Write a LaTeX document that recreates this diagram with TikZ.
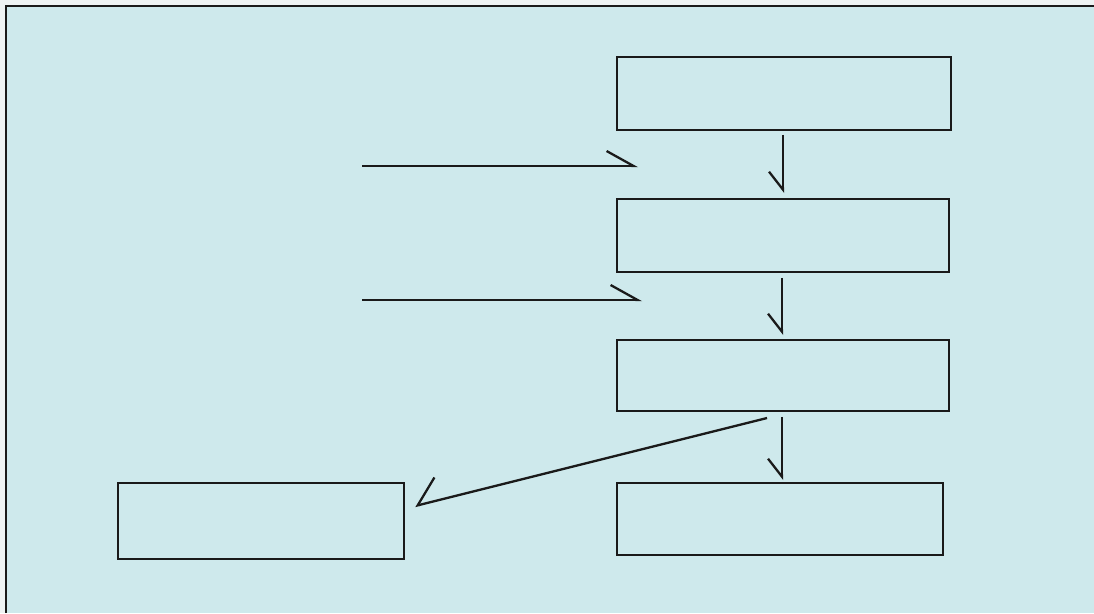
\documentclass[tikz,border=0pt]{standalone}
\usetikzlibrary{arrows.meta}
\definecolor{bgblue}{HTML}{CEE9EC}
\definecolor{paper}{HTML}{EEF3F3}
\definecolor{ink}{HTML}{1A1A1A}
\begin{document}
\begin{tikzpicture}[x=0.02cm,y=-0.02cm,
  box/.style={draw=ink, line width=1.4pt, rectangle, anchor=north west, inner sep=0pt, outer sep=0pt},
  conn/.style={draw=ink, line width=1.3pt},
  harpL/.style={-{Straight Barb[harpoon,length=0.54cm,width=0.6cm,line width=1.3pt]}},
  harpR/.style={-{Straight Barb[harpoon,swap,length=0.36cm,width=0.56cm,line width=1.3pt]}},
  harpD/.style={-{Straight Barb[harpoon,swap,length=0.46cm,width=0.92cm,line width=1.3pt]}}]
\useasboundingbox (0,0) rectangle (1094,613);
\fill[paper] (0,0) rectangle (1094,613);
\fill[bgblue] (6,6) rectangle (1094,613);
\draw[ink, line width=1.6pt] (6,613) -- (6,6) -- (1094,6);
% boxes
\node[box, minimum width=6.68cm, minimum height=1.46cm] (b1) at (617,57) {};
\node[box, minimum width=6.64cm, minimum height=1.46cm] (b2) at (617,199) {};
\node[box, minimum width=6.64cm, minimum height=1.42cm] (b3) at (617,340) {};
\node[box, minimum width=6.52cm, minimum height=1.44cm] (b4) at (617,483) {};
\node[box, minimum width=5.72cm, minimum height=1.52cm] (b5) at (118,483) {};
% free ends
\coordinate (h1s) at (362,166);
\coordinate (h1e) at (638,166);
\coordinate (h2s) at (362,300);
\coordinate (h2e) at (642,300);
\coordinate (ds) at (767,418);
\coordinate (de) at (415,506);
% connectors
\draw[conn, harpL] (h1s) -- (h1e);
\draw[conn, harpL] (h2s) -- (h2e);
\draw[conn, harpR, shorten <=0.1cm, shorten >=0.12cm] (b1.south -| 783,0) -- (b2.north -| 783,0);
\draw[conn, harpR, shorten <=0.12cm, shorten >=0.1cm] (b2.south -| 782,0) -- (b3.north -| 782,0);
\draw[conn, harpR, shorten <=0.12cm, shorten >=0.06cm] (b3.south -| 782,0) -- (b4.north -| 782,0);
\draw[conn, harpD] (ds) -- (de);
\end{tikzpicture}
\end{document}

- Challenge: Take the listing above and print it exactly, apart from the pictures.

- Solution below:
Write a LaTeX document that recreates this diagram with TikZ.
\documentclass[tikz,border=0pt]{standalone}
\usetikzlibrary{arrows.meta}
\definecolor{bgblue}{HTML}{CEE9EC}
\definecolor{paper}{HTML}{EEF3F3}
\definecolor{ink}{HTML}{1A1A1A}
\begin{document}
\begin{tikzpicture}[x=0.02cm,y=-0.02cm,
  box/.style={draw=ink, line width=1.4pt, rectangle, anchor=north west, inner sep=0pt, outer sep=0pt},
  conn/.style={draw=ink, line width=1.3pt},
  harpL/.style={-{Straight Barb[harpoon,length=0.54cm,width=0.6cm,line width=1.3pt]}},
  harpR/.style={-{Straight Barb[harpoon,swap,length=0.36cm,width=0.56cm,line width=1.3pt]}},
  harpD/.style={-{Straight Barb[harpoon,swap,length=0.46cm,width=0.92cm,line width=1.3pt]}}]
\useasboundingbox (0,0) rectangle (1094,613);
\fill[paper] (0,0) rectangle (1094,613);
\fill[bgblue] (6,6) rectangle (1094,613);
\draw[ink, line width=1.6pt] (6,613) -- (6,6) -- (1094,6);
% boxes
\node[box, minimum width=6.68cm, minimum height=1.46cm] (b1) at (617,57) {};
\node[box, minimum width=6.64cm, minimum height=1.46cm] (b2) at (617,199) {};
\node[box, minimum width=6.64cm, minimum height=1.42cm] (b3) at (617,340) {};
\node[box, minimum width=6.52cm, minimum height=1.44cm] (b4) at (617,483) {};
\node[box, minimum width=5.72cm, minimum height=1.52cm] (b5) at (118,483) {};
% free ends
\coordinate (h1s) at (362,166);
\coordinate (h1e) at (638,166);
\coordinate (h2s) at (362,300);
\coordinate (h2e) at (642,300);
\coordinate (ds) at (767,418);
\coordinate (de) at (415,506);
% connectors
\draw[conn, harpL] (h1s) -- (h1e);
\draw[conn, harpL] (h2s) -- (h2e);
\draw[conn, harpR, shorten <=0.1cm, shorten >=0.12cm] (b1.south -| 783,0) -- (b2.north -| 783,0);
\draw[conn, harpR, shorten <=0.12cm, shorten >=0.1cm] (b2.south -| 782,0) -- (b3.north -| 782,0);
\draw[conn, harpR, shorten <=0.12cm, shorten >=0.06cm] (b3.south -| 782,0) -- (b4.north -| 782,0);
\draw[conn, harpD] (ds) -- (de);
\end{tikzpicture}
\end{document}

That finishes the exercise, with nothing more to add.